FILE PHOTO: A woman walks into the head office of the World Anti-Doping Agency (WADA) in Montreal, Quebec, Canada November 9, 2015. REUTERS/Christinne Muschi/File Photo/File Photo

(Reuters) - More than 200 Russian athletes have been sanctioned following the ‘Operation LIMS’ investigation into Moscow's anti-doping laboratory with more bans to come, the World Anti-Doping Agency said on Thursday.

The suspensions are the result of data and samples retrieved by WADA's Intelligence and Investigations team into the Moscow Laboratory Information Management System (LIMS).

A total of 203 Russian athletes have been sanctioned by 17 anti-doping organisations with an additional 73 charged.

Another 182 cases remain under investigation.

"The continued success of WADA’s ‘Operation LIMS’ investigation is a testament to the significant work being conducted by the Agency’s Intelligence and Investigations, and Legal Affairs departments," WADA president Witold Banka said in a statement.

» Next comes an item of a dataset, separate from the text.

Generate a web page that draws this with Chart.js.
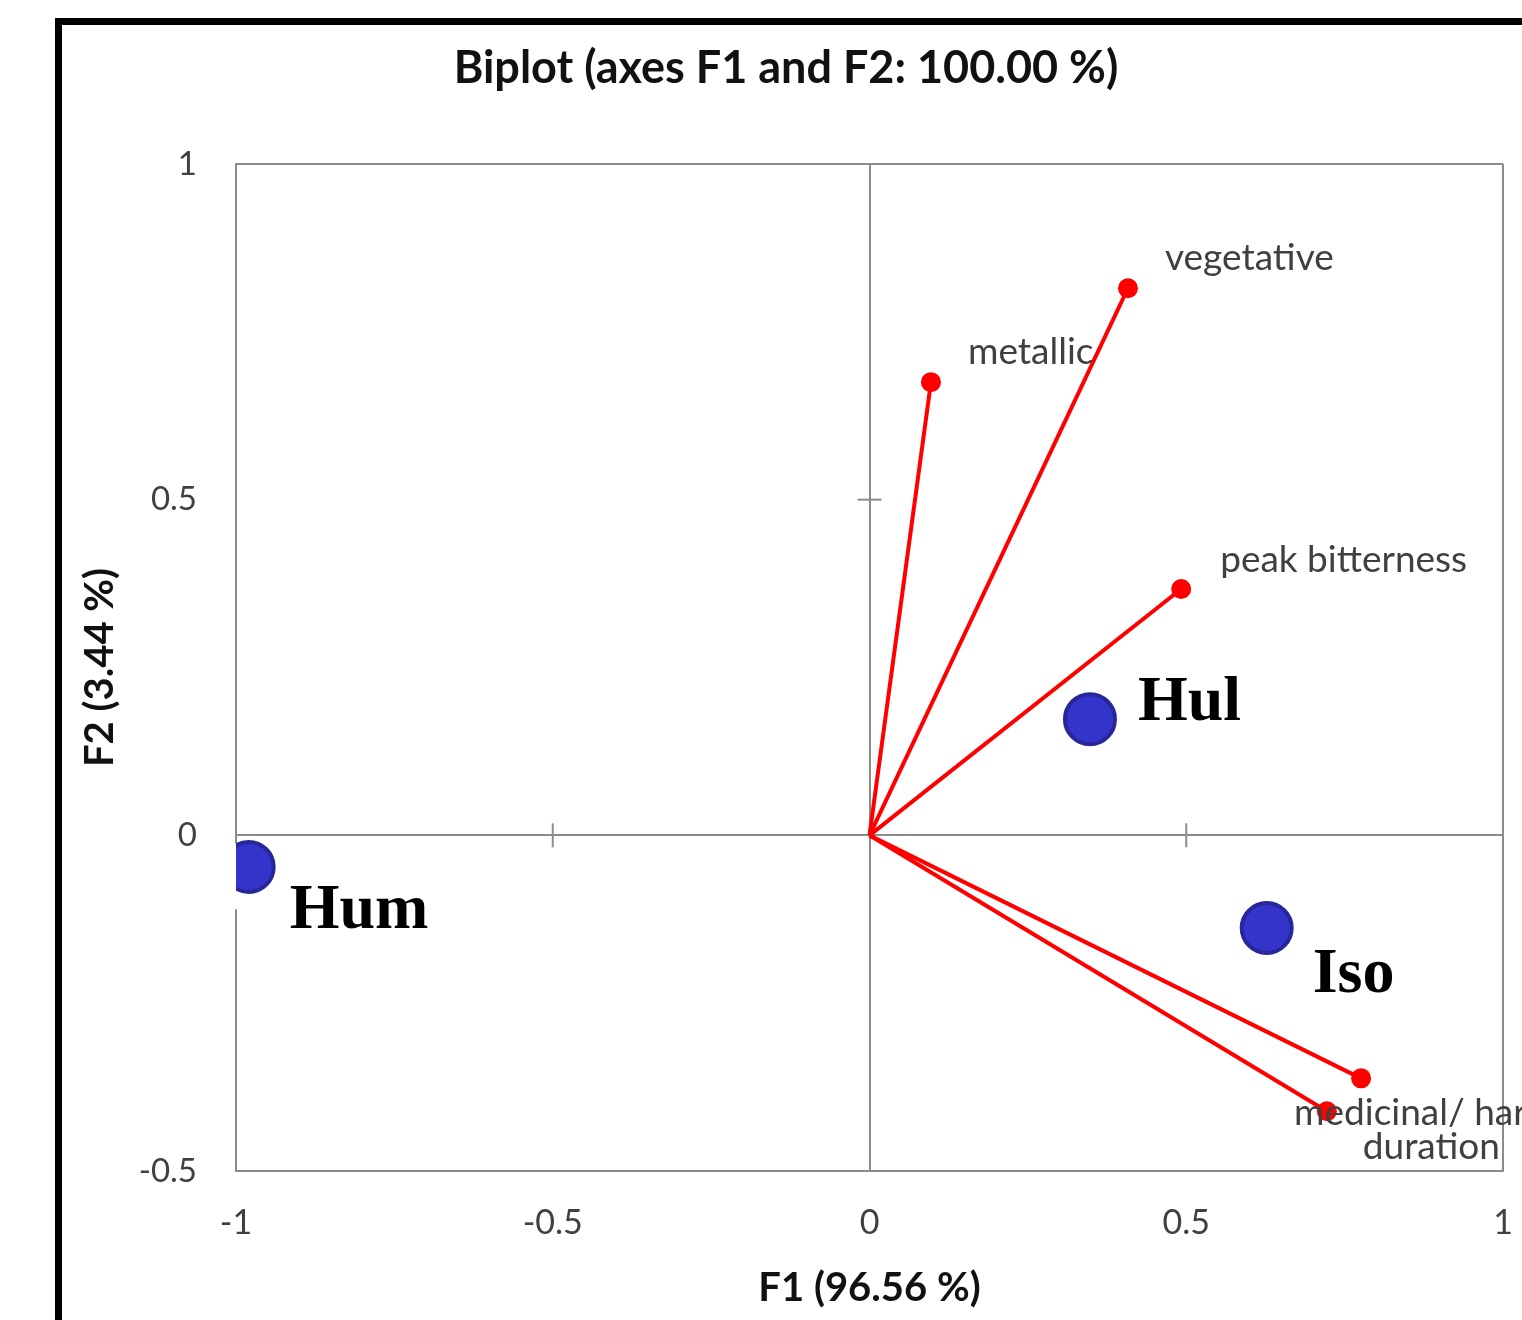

"I would also like to thank the International Federations and other Anti-Doping Organisations that have diligently followed up on the evidentiary packages WADA provided to them and continue to bring cases as appropriate.

"WADA is following up with all the relevant authorities involved in the investigation to ensure justice is served for athletes around the world.”

In 2015, the Russian Anti-Doping Agency (RUSADA) was declared non-compliant with the WADA Code after an investigation uncovered widespread institutionalised doping.

WADA’s Executive Committee voted in 2018 to reinstate RUSADA subject to a number of conditions that included access to all data from the LIMS.

It was later determined some data retrieved had been manipulated which led to WADA again asking RUSADA to be ruled non-compliant and face another four years of penalties.

Russia appealed the proposed sanctions to the Court of Arbitration for Sport and had them reduced to two years.

The LIMS investigation team was able to forensically recover much of the manipulated and deleted data which has contributed to hundreds more cases being built against athletes caught up in the Russian doping program.